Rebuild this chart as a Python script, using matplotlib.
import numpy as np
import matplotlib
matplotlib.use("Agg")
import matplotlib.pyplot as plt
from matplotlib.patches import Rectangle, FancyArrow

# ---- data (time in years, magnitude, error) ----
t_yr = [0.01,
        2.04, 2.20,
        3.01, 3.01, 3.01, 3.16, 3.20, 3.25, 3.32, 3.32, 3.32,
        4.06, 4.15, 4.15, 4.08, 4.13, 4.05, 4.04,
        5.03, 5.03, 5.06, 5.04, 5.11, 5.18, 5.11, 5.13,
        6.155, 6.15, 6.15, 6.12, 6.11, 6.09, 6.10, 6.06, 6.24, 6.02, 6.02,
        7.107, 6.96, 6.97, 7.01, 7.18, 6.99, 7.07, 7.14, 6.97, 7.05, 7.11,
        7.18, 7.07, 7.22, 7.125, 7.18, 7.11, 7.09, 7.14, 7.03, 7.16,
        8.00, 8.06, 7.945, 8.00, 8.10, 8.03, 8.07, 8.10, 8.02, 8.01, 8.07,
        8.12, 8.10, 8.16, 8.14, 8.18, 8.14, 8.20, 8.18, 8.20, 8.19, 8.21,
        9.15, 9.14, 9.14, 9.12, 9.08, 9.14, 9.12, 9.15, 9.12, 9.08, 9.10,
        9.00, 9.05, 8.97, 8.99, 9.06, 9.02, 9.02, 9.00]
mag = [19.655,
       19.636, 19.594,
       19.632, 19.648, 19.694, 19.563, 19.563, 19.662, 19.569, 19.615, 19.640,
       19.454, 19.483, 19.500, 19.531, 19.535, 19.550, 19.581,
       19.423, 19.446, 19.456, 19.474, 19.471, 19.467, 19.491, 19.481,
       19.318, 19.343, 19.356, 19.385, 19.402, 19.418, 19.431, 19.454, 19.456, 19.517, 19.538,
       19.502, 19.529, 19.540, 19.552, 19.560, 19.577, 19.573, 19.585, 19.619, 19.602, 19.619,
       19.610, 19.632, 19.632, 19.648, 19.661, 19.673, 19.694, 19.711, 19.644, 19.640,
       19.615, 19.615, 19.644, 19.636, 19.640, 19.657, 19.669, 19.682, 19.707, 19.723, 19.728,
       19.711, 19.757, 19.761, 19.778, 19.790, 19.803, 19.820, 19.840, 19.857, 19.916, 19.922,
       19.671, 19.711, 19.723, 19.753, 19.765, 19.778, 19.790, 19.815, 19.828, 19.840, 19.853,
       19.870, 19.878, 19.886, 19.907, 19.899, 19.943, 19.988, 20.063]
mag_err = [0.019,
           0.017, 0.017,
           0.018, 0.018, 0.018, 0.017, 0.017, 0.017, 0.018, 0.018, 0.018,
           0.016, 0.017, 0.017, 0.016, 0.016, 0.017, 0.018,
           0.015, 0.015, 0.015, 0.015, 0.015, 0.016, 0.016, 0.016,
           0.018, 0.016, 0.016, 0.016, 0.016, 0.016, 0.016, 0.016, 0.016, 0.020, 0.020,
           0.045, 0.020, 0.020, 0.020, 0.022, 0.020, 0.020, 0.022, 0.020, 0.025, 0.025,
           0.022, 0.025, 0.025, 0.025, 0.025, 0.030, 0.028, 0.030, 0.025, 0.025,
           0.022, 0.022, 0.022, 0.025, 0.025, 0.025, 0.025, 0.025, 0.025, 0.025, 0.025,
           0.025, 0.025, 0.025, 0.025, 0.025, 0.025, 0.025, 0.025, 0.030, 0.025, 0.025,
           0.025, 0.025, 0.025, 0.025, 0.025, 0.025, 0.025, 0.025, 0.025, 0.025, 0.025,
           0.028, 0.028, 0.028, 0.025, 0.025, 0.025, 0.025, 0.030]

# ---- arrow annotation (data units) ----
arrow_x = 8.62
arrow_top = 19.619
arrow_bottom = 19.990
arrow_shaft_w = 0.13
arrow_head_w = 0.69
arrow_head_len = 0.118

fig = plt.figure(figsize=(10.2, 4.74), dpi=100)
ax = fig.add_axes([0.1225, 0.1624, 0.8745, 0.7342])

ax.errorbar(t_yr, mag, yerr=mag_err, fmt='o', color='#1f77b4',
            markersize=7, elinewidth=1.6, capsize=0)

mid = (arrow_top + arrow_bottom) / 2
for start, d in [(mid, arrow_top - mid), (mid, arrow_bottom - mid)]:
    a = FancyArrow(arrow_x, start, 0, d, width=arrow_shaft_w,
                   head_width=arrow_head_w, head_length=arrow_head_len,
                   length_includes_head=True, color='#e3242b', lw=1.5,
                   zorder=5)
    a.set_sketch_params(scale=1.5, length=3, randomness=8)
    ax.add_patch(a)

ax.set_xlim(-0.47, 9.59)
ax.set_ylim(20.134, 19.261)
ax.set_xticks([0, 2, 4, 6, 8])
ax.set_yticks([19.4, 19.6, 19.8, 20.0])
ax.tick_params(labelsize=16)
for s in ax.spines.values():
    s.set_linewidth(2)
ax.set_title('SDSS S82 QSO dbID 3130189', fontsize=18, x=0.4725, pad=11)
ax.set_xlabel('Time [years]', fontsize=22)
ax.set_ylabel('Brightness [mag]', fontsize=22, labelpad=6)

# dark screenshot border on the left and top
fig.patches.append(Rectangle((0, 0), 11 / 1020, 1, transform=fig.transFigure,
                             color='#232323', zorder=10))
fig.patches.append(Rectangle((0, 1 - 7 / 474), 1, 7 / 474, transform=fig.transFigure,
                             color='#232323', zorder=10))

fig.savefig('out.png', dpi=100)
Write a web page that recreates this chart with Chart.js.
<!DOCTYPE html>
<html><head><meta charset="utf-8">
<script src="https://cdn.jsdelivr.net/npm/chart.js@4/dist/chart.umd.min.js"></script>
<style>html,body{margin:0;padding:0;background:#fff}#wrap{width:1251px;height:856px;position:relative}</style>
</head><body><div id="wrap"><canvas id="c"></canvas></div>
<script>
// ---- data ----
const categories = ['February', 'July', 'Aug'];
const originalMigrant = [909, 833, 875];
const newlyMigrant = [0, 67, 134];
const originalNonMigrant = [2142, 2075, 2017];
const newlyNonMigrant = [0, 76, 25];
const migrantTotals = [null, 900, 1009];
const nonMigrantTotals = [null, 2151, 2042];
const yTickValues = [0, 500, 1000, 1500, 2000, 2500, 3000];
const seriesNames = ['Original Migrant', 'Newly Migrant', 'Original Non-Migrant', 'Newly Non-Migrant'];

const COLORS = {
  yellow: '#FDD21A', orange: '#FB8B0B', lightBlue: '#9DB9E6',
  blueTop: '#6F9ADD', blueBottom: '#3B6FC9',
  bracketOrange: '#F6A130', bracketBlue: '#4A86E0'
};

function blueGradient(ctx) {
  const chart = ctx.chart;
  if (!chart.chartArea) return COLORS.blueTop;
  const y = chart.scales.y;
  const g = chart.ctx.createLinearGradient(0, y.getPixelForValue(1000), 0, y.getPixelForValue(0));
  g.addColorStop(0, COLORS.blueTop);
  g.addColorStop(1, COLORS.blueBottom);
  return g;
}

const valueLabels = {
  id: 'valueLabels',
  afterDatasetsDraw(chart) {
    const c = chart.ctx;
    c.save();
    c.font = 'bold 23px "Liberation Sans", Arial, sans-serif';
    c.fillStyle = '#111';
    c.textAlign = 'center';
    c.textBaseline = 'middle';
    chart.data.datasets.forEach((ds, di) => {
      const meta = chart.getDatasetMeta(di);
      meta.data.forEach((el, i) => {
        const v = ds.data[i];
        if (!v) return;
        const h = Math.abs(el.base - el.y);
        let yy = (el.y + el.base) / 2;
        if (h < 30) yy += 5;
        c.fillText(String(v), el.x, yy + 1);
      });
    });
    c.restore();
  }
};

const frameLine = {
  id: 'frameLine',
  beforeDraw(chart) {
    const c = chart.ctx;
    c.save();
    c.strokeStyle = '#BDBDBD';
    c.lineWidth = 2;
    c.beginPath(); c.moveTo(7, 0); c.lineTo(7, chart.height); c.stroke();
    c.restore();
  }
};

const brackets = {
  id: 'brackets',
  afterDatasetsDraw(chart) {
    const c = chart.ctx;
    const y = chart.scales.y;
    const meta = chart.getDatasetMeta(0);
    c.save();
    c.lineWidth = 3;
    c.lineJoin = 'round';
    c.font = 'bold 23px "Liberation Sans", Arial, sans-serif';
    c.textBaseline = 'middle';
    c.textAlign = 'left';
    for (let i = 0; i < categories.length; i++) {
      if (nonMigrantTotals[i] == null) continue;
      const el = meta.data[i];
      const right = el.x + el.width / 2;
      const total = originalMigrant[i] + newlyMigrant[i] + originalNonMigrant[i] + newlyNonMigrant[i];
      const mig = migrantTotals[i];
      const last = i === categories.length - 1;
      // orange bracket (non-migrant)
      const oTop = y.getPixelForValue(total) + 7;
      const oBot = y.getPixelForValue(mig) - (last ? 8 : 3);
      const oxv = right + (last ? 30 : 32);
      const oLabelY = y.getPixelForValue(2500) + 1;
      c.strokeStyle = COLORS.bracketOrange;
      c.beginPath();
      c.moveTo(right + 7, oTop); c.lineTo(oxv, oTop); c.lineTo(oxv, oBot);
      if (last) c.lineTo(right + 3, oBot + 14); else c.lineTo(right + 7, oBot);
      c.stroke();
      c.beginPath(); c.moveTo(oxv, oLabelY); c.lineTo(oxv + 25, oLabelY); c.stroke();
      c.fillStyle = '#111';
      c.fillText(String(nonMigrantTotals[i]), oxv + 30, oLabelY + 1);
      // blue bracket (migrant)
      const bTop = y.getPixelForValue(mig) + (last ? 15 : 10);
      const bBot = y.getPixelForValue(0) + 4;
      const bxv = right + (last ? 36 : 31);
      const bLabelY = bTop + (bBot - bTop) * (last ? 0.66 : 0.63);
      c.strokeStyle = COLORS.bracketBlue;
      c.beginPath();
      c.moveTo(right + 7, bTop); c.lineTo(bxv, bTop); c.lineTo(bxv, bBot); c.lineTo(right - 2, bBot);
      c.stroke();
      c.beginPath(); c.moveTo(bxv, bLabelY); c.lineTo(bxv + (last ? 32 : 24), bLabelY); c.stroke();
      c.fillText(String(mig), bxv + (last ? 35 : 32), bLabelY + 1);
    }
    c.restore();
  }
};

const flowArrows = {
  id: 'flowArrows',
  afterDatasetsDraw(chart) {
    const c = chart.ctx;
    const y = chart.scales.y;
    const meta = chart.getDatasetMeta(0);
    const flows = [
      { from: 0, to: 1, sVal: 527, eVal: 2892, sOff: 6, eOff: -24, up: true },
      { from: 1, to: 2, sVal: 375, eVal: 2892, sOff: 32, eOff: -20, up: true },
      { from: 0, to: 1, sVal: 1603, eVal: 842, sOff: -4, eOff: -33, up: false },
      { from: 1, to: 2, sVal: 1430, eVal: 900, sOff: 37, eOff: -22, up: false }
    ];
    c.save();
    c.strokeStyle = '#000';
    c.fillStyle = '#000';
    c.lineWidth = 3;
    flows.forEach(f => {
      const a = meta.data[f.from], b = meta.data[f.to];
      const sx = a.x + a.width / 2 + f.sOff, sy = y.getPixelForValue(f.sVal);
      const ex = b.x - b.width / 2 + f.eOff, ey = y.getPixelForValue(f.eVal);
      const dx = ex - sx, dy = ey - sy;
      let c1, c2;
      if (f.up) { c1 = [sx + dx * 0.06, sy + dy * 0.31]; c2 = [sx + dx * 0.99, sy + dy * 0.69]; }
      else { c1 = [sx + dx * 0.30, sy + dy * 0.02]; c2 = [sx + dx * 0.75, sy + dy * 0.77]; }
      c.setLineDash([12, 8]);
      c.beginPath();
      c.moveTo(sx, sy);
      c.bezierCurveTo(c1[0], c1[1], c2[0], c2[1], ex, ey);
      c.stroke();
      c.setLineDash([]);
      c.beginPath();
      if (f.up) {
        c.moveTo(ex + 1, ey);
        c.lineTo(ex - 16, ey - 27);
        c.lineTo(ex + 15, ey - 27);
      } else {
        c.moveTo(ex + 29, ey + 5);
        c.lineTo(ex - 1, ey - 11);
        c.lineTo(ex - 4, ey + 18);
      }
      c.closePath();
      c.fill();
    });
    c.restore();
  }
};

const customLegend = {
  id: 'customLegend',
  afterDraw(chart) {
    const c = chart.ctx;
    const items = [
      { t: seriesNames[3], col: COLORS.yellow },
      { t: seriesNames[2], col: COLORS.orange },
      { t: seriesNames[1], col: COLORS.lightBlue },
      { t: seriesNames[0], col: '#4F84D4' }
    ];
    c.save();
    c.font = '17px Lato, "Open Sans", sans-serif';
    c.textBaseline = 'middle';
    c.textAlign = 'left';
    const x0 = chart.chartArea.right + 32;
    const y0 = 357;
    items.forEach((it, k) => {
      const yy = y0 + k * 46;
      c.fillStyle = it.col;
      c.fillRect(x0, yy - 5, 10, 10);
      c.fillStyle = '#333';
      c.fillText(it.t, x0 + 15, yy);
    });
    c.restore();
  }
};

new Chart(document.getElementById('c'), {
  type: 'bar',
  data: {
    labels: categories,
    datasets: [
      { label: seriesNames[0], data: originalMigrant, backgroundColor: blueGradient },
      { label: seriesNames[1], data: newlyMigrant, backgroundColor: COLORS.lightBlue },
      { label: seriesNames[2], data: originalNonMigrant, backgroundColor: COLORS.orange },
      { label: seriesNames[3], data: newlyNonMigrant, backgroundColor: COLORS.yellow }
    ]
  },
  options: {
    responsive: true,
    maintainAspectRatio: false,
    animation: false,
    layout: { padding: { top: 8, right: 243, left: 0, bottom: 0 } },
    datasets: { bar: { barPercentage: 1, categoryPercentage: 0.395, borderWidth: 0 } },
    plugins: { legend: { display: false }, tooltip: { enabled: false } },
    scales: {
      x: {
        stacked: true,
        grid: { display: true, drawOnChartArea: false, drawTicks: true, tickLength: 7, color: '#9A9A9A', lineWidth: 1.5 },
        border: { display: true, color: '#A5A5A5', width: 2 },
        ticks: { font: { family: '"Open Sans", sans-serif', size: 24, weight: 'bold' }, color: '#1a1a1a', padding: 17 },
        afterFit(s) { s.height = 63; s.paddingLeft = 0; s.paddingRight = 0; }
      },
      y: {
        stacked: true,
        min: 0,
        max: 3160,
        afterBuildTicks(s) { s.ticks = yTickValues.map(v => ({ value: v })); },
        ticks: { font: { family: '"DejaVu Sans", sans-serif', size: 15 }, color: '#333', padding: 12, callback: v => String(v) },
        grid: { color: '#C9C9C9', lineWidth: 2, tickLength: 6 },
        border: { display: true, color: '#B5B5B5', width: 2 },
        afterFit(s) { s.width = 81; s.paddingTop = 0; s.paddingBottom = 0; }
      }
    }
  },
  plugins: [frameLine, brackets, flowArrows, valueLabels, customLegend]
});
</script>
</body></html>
* * *
> _PROMPT_: Pick out the lines above containing the word "matplotlib", then copy them.

> _PROBLEM SOLUTION_:
Rebuild this chart as a Python script, using matplotlib.
import matplotlib
matplotlib.use("Agg")
import matplotlib.pyplot as plt
from matplotlib.patches import Rectangle, FancyArrow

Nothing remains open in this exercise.